Figure 1: an anthropomorphic, in-vitro, MRI compatible hydrogel model of the liver. Setup in MRI room with a pulsatile flow circuit. Water is pumped through the system to induce pulsation from the inner tube, leading to compressive motion of the hydrogel model. T2-weighted images display appearance of phantom in three orthogonal planes.


Figure 2: demonstrates ADC maps from MONO-DWI across flow rates and stiffness. MONO suffered from large ADC bias (yellow arrows) at higher flow rates and in liver models with low stiffness (4%). There is slight ADC bias in the 6% hydrogel phantom near the vessel edge, and none in the 8%.

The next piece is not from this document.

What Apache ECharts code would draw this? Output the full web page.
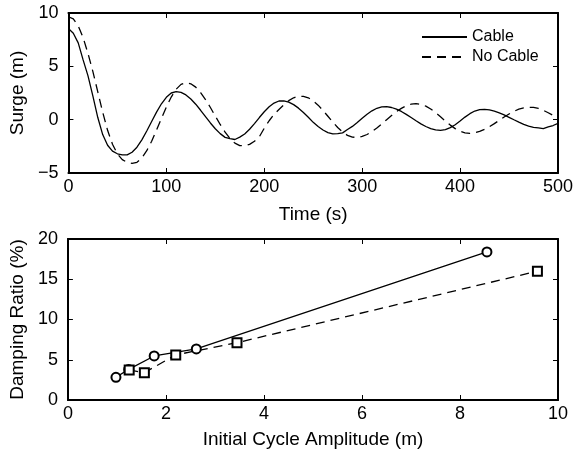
<!DOCTYPE html>
<html>
<head>
<meta charset="utf-8">
<script src="https://cdn.jsdelivr.net/npm/echarts@6/dist/echarts.min.js"></script>
<style>
  html, body { margin: 0; padding: 0; background: #fff; }
  #chart { width: 580px; height: 457px; }
</style>
</head>
<body>
<div id="chart"></div>
<script>
// Surge time histories, sampled every 5 s from 0 to 500 s
const sampleStep = 5;
const surgeCable = [
  8.55, 8.1, 7.2, 5.6, 4.1, 2.2, 0.2, -1.4, -2.4, -2.95,
  -3.2, -3.3, -3.3, -3.05, -2.58, -1.89, -1.06, -0.17, 0.71, 1.49,
  2.10, 2.50, 2.63, 2.56, 2.32, 1.94, 1.45, 0.88, 0.28, -0.31,
  -0.85, -1.31, -1.66, -1.78, -1.86, -1.64, -1.35, -0.90, -0.37, 0.20,
  0.74, 1.21, 1.56, 1.75, 1.77, 1.65, 1.41, 1.08, 0.67, 0.22,
  -0.25, -0.64, -0.97, -1.21, -1.33, -1.30, -1.24, -0.92, -0.63, -0.26,
  0.14, 0.51, 0.83, 1.07, 1.20, 1.22, 1.14, 0.99, 0.77, 0.50,
  0.20, -0.10, -0.39, -0.64, -0.84, -0.96, -1.00, -0.94, -0.75, -0.47,
  -0.12, 0.24, 0.56, 0.81, 0.95, 0.965, 0.91, 0.80, 0.64, 0.45,
  0.22, -0.01, -0.23, -0.44, -0.60, -0.72, -0.77, -0.83, -0.68, -0.55,
  -0.34
];
const surgeNoCable = [
  9.65, 9.45, 8.8, 7.7, 6.2, 4.5, 2.6, 0.7, -1.0, -2.3,
  -3.2, -3.75, -4.0, -4.1, -4.0, -3.59, -2.91, -2.02, -0.97, 0.12,
  1.18, 2.12, 2.85, 3.31, 3.47, 3.36, 3.05, 2.54, 1.89, 1.14,
  0.34, -0.45, -1.17, -1.77, -2.20, -2.43, -2.46, -2.32, -2.02, -1.60,
  -0.80, -0.10, 0.50, 0.95, 1.40, 1.78, 2.05, 2.19, 2.19, 2.05,
  1.76, 1.36, 0.86, 0.32, -0.23, -0.73, -1.16, -1.47, -1.64, -1.66,
  -1.57, -1.39, -1.12, -0.78, -0.40, 0.00, 0.39, 0.75, 1.06, 1.30,
  1.45, 1.50, 1.44, 1.27, 1.00, 0.66, 0.27, -0.13, -0.51, -0.84,
  -1.09, -1.24, -1.28, -1.22, -1.10, -0.90, -0.65, -0.37, -0.06, 0.25,
  0.53, 0.78, 0.98, 1.10, 1.16, 1.15, 1.05, 0.88, 0.65, 0.40,
  0.13
];

// Damping ratio against initial cycle amplitude
const cableAmplitude = [0.98, 1.24, 1.76, 2.62, 8.55];
const cableDamping = [2.82, 3.80, 5.47, 6.34, 18.4];
const noCableAmplitude = [1.25, 1.56, 2.20, 3.45, 9.58];
const noCableDamping = [3.73, 3.40, 5.60, 7.12, 16.0];

// Axis ticks
const timeTicks = [0, 100, 200, 300, 400, 500];
const surgeTicks = [-5, 0, 5, 10];
const amplitudeTicks = [0, 2, 4, 6, 8, 10];
const dampingTicks = [0, 5, 10, 15, 20];

const seriesNames = ['Cable', 'No Cable'];

const FONT = 'Liberation Sans, Arial, Helvetica, sans-serif';
const INK = '#000';
const DASH = [9, 6];

function pairs(xs, ys) { return ys.map((y, i) => [xs[i], y]); }
function timed(ys) { return ys.map((y, i) => [i * sampleStep, y]); }
function minus(v) { return String(v).replace('-', '\u2212'); }

function axisFrom(ticks, extra) {
  return Object.assign({
    type: 'value',
    min: ticks[0],
    max: ticks[ticks.length - 1],
    interval: ticks[1] - ticks[0],
    axisLine: { show: true, onZero: false, lineStyle: { color: INK, width: 2 } },
    axisTick: { show: true, inside: true, length: 5, lineStyle: { color: INK, width: 1 } },
    splitLine: { show: false },
    axisLabel: { show: true, color: INK, fontFamily: FONT, fontSize: 18, formatter: minus },
    nameTextStyle: { color: INK, fontFamily: FONT, fontSize: 19 }
  }, extra || {});
}
function mirror(ticks, position, gridIndex) {
  return axisFrom(ticks, { position: position, gridIndex: gridIndex, axisLabel: { show: false } });
}
function labels(margin) {
  return { color: INK, fontFamily: FONT, fontSize: 18, margin: margin, formatter: minus };
}

const chart = echarts.init(document.getElementById('chart'), null, { renderer: 'canvas' });

chart.setOption({
  animation: false,
  backgroundColor: '#fff',
  grid: [
    { left: 65, top: 13, width: 493, height: 160 },
    { left: 65, top: 239, width: 493, height: 161 }
  ],
  legend: {
    data: seriesNames,
    orient: 'vertical',
    left: 421,
    top: 29,
    padding: 0,
    itemWidth: 45,
    itemHeight: 14,
    itemGap: 4,
    itemStyle: { opacity: 0 },
    textStyle: { color: INK, fontFamily: FONT, fontSize: 16 }
  },
  xAxis: [
    axisFrom(timeTicks, { gridIndex: 0, position: 'bottom', name: 'Time (s)', nameLocation: 'middle', nameGap: 32, axisLabel: labels(5) }),
    mirror(timeTicks, 'top', 0),
    axisFrom(amplitudeTicks, { gridIndex: 1, position: 'bottom', name: 'Initial Cycle Amplitude (m)', nameLocation: 'middle', nameGap: 30, axisLabel: labels(5) }),
    mirror(amplitudeTicks, 'top', 1)
  ],
  yAxis: [
    axisFrom(surgeTicks, { gridIndex: 0, position: 'left', name: 'Surge (m)', nameLocation: 'middle', nameGap: 33, axisLabel: labels(10) }),
    mirror(surgeTicks, 'right', 0),
    axisFrom(dampingTicks, { gridIndex: 1, position: 'left', name: 'Damping Ratio (%)', nameLocation: 'middle', nameGap: 33, axisLabel: labels(10) }),
    mirror(dampingTicks, 'right', 1)
  ],
  series: [
    {
      name: seriesNames[0], type: 'line', xAxisIndex: 0, yAxisIndex: 0,
      data: timed(surgeCable), symbol: 'none', showSymbol: false,
      lineStyle: { color: INK, width: 1.3, type: 'solid' },
      itemStyle: { color: INK }
    },
    {
      name: seriesNames[1], type: 'line', xAxisIndex: 0, yAxisIndex: 0,
      data: timed(surgeNoCable), symbol: 'none', showSymbol: false,
      lineStyle: { color: INK, width: 1.3, type: DASH },
      itemStyle: { color: INK }
    },
    {
      name: 'Cable damping', type: 'line', xAxisIndex: 2, yAxisIndex: 2,
      data: pairs(cableAmplitude, cableDamping),
      symbol: 'emptyCircle', symbolSize: 9,
      lineStyle: { color: INK, width: 1.3, type: 'solid' },
      itemStyle: { color: INK, borderColor: INK, borderWidth: 1.2 }
    },
    {
      name: 'No cable damping', type: 'line', xAxisIndex: 2, yAxisIndex: 2,
      data: pairs(noCableAmplitude, noCableDamping),
      symbol: 'emptyRect', symbolSize: 9,
      lineStyle: { color: INK, width: 1.3, type: DASH },
      itemStyle: { color: INK, borderColor: INK, borderWidth: 1.2 }
    }
  ]
});
</script>
</body>
</html>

Figure 3: demonstrates ADC maps from MODI-DWI across flow rates and stiffness. MODI suffered from localized ADC bias at the highest flow rate (1.5 L/min) in the lowest stiffness liver model (4%, yellow arrow). Minimal ADC bias was visualized in other hydrogel models.

Figure 4: plots MONO and MODI ADC versus phantom stiffness in the absence of flow. Each liver model exhibited different ADCs at baseline, dependent on the stiffness of the hydrogel. Hydrogel compositions of 4%, 6%, and 8% corresponded to stiffness of 1.6 kPa, 4.9 kPa, and 10.7 kPa, respectively. As stiffness increased, the ADC decreased (P = <0.01) for both MONO and MODI. Mean ADC and Standard Deviation are also reported in a table for all DWI acquisitions across b-values and resolutions.

Figure 5: displays ADC values for all MONO and MODI DWI acquisitions across flow rates. Both MONO and MODI exhibited consistent ADC measurements at higher stiffness. MODI remained consistent in the lowest stiffness phantom, while MONO exhibited large motion-induced ADC bias.